Release 0.202#

General Changes#

  • Fix correctness issue for queries involving aggregations over the result of an outer join (#10592).

  • Fix map() to raise an error on duplicate keys rather than silently producing a corrupted map.

  • Fix map_from_entries() to raise an error when input array contains a null entry.

  • Fix out-of-memory error for bucketed execution by scheduling new splits on the same worker as the recently finished one.

  • Fix query failure when performing a GROUP BY on json or ipaddress types.

  • Fix correctness issue in line_locate_point(), ST_IsValid(), and geometry_invalid_reason() functions to not return values outside of the expected range.

  • Fix failure in geometry_to_bing_tiles() and ST_NumPoints() functions when processing geometry collections.

  • Fix query failure in aggregation spilling (#10587).

  • Remove support for SHOW PARTITIONS statement.

  • Improve support for correlated subqueries containing equality predicates.

  • Improve performance of correlated EXISTS subqueries.

  • Limit the number of grouping sets in a GROUP BY clause. The default limit is 2048 and can be set via the analyzer.max-grouping-sets configuration property or the max_grouping_sets session property.

  • Allow coercion between row types regardless of field names. Previously, a row type is coercible to another only if the field name in the source type matches the target type, or when target type has anonymous field name.

  • Increase default value for experimental.filter-and-project-min-output-page-size to 500kB.

  • Improve performance of equals operator on array(bigint) and array(double) types.

  • Respect X-Forwarded-Proto header in client protocol responses.

  • Add support for column-level access control. Connectors have not yet been updated to take advantage of this support.

  • Add support for correlated subqueries with correlated OR predicates.

  • Add multimap_from_entries() function.

  • Add bing_tiles_around(), ST_NumGeometries(), ST_GeometryN(), and ST_ConvexHull() geospatial functions.

  • Add wilson_interval_lower() and wilson_interval_upper() functions.

  • Add IS DISTINCT FROM for json and ipaddress type.

Hive Changes#

  • Fix optimized ORC writer encoding of TIMESTAMP before 1970-01-01. Previously, the written value was off by one second.

  • Fix query failure when a Hive bucket has no splits. This commonly happens when a predicate filters some buckets out entirely.

  • Remove the hive.bucket-writing config property.

  • Add support for creating and writing bucketed sorted tables. The list of sorting columns may be specified using the sorted_by table property. Writing to sorted tables can be disabled using the hive.sorted-writing config property or the sorted_writing_enabled session property. The maximum number of temporary files for can be controlled using the hive.max-sort-files-per-bucket property.

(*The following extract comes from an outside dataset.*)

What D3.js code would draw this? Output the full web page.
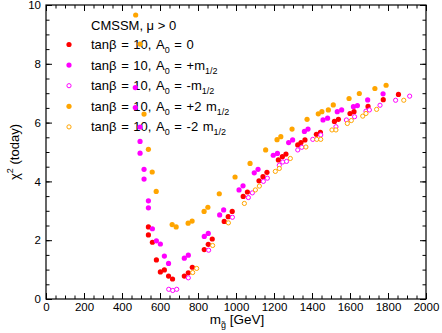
<!DOCTYPE html>
<html>
<head>
<meta charset="utf-8">
<script src="https://cdn.jsdelivr.net/npm/d3@7"></script>
<style>
  body { margin: 0; background: white; }
  svg { font-family: "Liberation Sans", Arial, sans-serif; }
  .axis path { display: none; }
  .axis line { stroke: black; }
  .axis text { font-size: 11.5px; fill: black; }
</style>
</head>
<body>
<svg width="442" height="333"></svg>
<script>
// chart values: [m_gluino, chi2]
var a0Zero = [[539,2.45],[539,2.18],[560,1.93],[581,1.33],[602,0.92],[623,0.99],[645,0.78],[666,0.68],
  [728,0.78],[749,0.89],[770,1.08],[833,1.68],[854,1.86],[875,2.04],[938,2.64],[959,2.80],[980,2.98],
  [1038,3.49],[1060,3.64],[1121,4.02],[1142,4.16],[1163,4.31],[1223,4.73],[1244,4.84],[1263,4.93],
  [1325,5.24],[1342,5.32],[1363,5.41],[1423,5.60],[1444,5.67],[1518,6.04],[1539,6.11],[1600,6.31],
  [1621,6.37],[1695,6.55],[1775,6.78],[1855,6.96]];
var a0PlusM = [[470,7.19],[470,6.51],[495,5.85],[495,5.36],[495,4.96],[516,4.41],[516,4.08],[539,3.34],
  [539,3.10],[560,2.39],[581,1.98],[602,1.87],[623,1.46],[645,1.21],[728,1.39],[749,1.49],[833,2.13],
  [854,2.23],[914,2.86],[935,3.03],[1016,3.71],[1037,3.85],[1096,4.29],[1116,4.41],[1196,4.89],
  [1218,4.95],[1277,5.32],[1298,5.41],[1360,5.70],[1379,5.78],[1458,6.09],[1482,6.15],[1533,6.37],
  [1556,6.43],[1618,6.54],[1639,6.58],[1693,6.77],[1774,6.98]];
var a0MinusM = [[646,0.33],[667,0.29],[688,0.33],[749,0.72],[856,1.66],[981,2.78],[1065,3.45],[1086,3.61],
  [1144,4.00],[1165,4.11],[1228,4.55],[1246,4.66],[1266,4.68],[1325,5.07],[1346,5.16],[1404,5.43],
  [1446,5.58],[1526,5.86],[1581,6.09],[1624,6.20],[1684,6.39],[1702,6.43],[1758,6.59],[1840,6.76],
  [1914,6.90]];
var a0Plus2M = [[472,9.66],[495,8.67],[516,6.29],[539,5.09],[559,4.32],[580,3.66],[664,2.53],[685,2.45],
  [748,2.58],[769,2.65],[832,2.98],[852,3.12],[912,3.58],[995,4.15],[1074,4.61],[1156,5.07],
  [1216,5.42],[1236,5.52],[1295,5.78],[1374,6.11],[1433,6.30],[1452,6.37],[1486,6.43],[1512,6.60],
  [1595,6.82],[1649,6.99],[1731,7.16],[1790,7.27]];
var a0Minus2M = [[772,0.90],[793,1.04],[877,1.82],[960,2.59],[1044,3.25],[1102,3.71],[1123,3.84],
  [1207,4.34],[1228,4.44],[1286,4.78],[1368,5.17],[1425,5.43],[1446,5.43],[1505,5.75],[1526,5.75],
  [1586,5.97],[1607,6.07],[1667,6.22],[1684,6.31],[1740,6.45],[1883,6.76]];

var xTicks = [0, 200, 400, 600, 800, 1000, 1200, 1400, 1600, 1800, 2000];
var yTicks = [0, 2, 4, 6, 8, 10];

var series = [
  { data: a0Zero,    color: "#ff0000", open: false, a0: "0" },
  { data: a0PlusM,   color: "#ff00ff", open: false, a0: "+m" },
  { data: a0MinusM,  color: "#ff00ff", open: true,  a0: "-m" },
  { data: a0Plus2M,  color: "#ffa500", open: false, a0: "+2 m" },
  { data: a0Minus2M, color: "#ffa500", open: true,  a0: "-2 m" }
];

var svg = d3.select("svg");
var plotLeft = 46, plotRight = 426, plotTop = 5, plotBottom = 299;

var x = d3.scaleLinear().domain([0, 2000]).range([plotLeft, plotRight]);
var y = d3.scaleLinear().domain([0, 10]).range([plotBottom, plotTop]);

var xMinor = d3.range(0, 2001, 50);
var yMinor = d3.range(0, 10.01, 0.5);

// bottom axis with labels
svg.append("g").attr("class", "axis")
  .attr("transform", "translate(0," + plotBottom + ")")
  .call(d3.axisBottom(x).tickValues(xTicks).tickFormat(d3.format("d"))
    .tickSizeInner(-6).tickSizeOuter(0).tickPadding(4));
svg.append("g").attr("class", "axis")
  .attr("transform", "translate(0," + plotBottom + ")")
  .call(d3.axisBottom(x).tickValues(xMinor).tickFormat("").tickSizeInner(-3.5).tickSizeOuter(0));
// top
svg.append("g").attr("class", "axis")
  .attr("transform", "translate(0," + plotTop + ")")
  .call(d3.axisTop(x).tickValues(xTicks).tickFormat("").tickSizeInner(-6).tickSizeOuter(0));
svg.append("g").attr("class", "axis")
  .attr("transform", "translate(0," + plotTop + ")")
  .call(d3.axisTop(x).tickValues(xMinor).tickFormat("").tickSizeInner(-3.5).tickSizeOuter(0));
// left axis with labels
svg.append("g").attr("class", "axis")
  .attr("transform", "translate(" + plotLeft + ",0)")
  .call(d3.axisLeft(y).tickValues(yTicks).tickFormat(d3.format("d"))
    .tickSizeInner(-6).tickSizeOuter(0).tickPadding(5));
svg.append("g").attr("class", "axis")
  .attr("transform", "translate(" + plotLeft + ",0)")
  .call(d3.axisLeft(y).tickValues(yMinor).tickFormat("").tickSizeInner(-3.5).tickSizeOuter(0));
// right
svg.append("g").attr("class", "axis")
  .attr("transform", "translate(" + plotRight + ",0)")
  .call(d3.axisRight(y).tickValues(yTicks).tickFormat("").tickSizeInner(-6).tickSizeOuter(0));
svg.append("g").attr("class", "axis")
  .attr("transform", "translate(" + plotRight + ",0)")
  .call(d3.axisRight(y).tickValues(yMinor).tickFormat("").tickSizeInner(-3.5).tickSizeOuter(0));

// frame
svg.append("rect")
  .attr("x", plotLeft).attr("y", plotTop)
  .attr("width", plotRight - plotLeft).attr("height", plotBottom - plotTop)
  .attr("fill", "none").attr("stroke", "black").attr("stroke-width", 1.2);

// axis titles
var xt = svg.append("text")
  .attr("x", 237).attr("y", 324)
  .attr("text-anchor", "middle")
  .style("font-size", "13.5px");
xt.append("tspan").text("m");
xt.append("tspan").attr("dy", 4).style("font-size", "9px").text("g\u0303");
xt.append("tspan").attr("dy", -4).text(" [GeV]");

var yt = svg.append("text")
  .attr("transform", "translate(19,152) rotate(-90)")
  .attr("text-anchor", "middle")
  .style("font-size", "13px");
yt.append("tspan").text("\u03c7");
yt.append("tspan").attr("dy", -6).style("font-size", "9px").text("2");
yt.append("tspan").attr("dy", 6).text(" (today)");

// legend
svg.append("text")
  .attr("x", 91).attr("y", 30)
  .style("font-size", "13px")
  .text("CMSSM, \u03bc > 0");

var legend = svg.selectAll(".leg")
  .data(series)
  .enter()
  .append("g")
  .attr("class", "leg")
  .attr("transform", (d, i) => "translate(0," + (44.5 + i * 20.6) + ")");

legend.append("circle")
  .attr("cx", 69).attr("cy", 0)
  .attr("r", d => d.open ? 2.1 : 2.6)
  .attr("fill", d => d.open ? "white" : d.color)
  .attr("stroke", d => d.color)
  .attr("stroke-width", d => d.open ? 1 : 0);

var lt = legend.append("text")
  .attr("x", 91).attr("y", 4.5)
  .style("font-size", "13px")
  .style("word-spacing", "1px");
lt.append("tspan").text("tan\u03b2 = 10, A");
lt.append("tspan").attr("dy", 4).style("font-size", "9px").text("0");
lt.append("tspan").attr("dy", -4).text(d => " = " + d.a0);
lt.filter(d => d.a0 !== "0")
  .append("tspan").attr("dy", 4).style("font-size", "9px").text("1/2");

// points
series.forEach(function(s) {
  svg.append("g")
    .selectAll("circle")
    .data(s.data)
    .enter()
    .append("circle")
    .attr("cx", d => x(d[0]))
    .attr("cy", d => y(d[1]))
    .attr("r", s.open ? 2.1 : 2.6)
    .attr("fill", s.open ? "white" : s.color)
    .attr("stroke", s.color)
    .attr("stroke-width", s.open ? 1 : 0);
});
</script>
</body>
</html>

  • Collect and store basic table statistics (rowCount, fileCount, rawDataSize, totalSize) when writing.

  • Add hive.orc.tiny-stripe-threshold config property and orc_tiny_stripe_threshold session property to control the stripe/file size threshold when ORC reader decides to read multiple consecutive stripes or entire fires at once. Previously, this feature piggybacks on other properties.

CLI Changes#

  • Add peak memory usage to --debug output.

SPI Changes#

  • Make PageSorter and PageIndexer supported interfaces.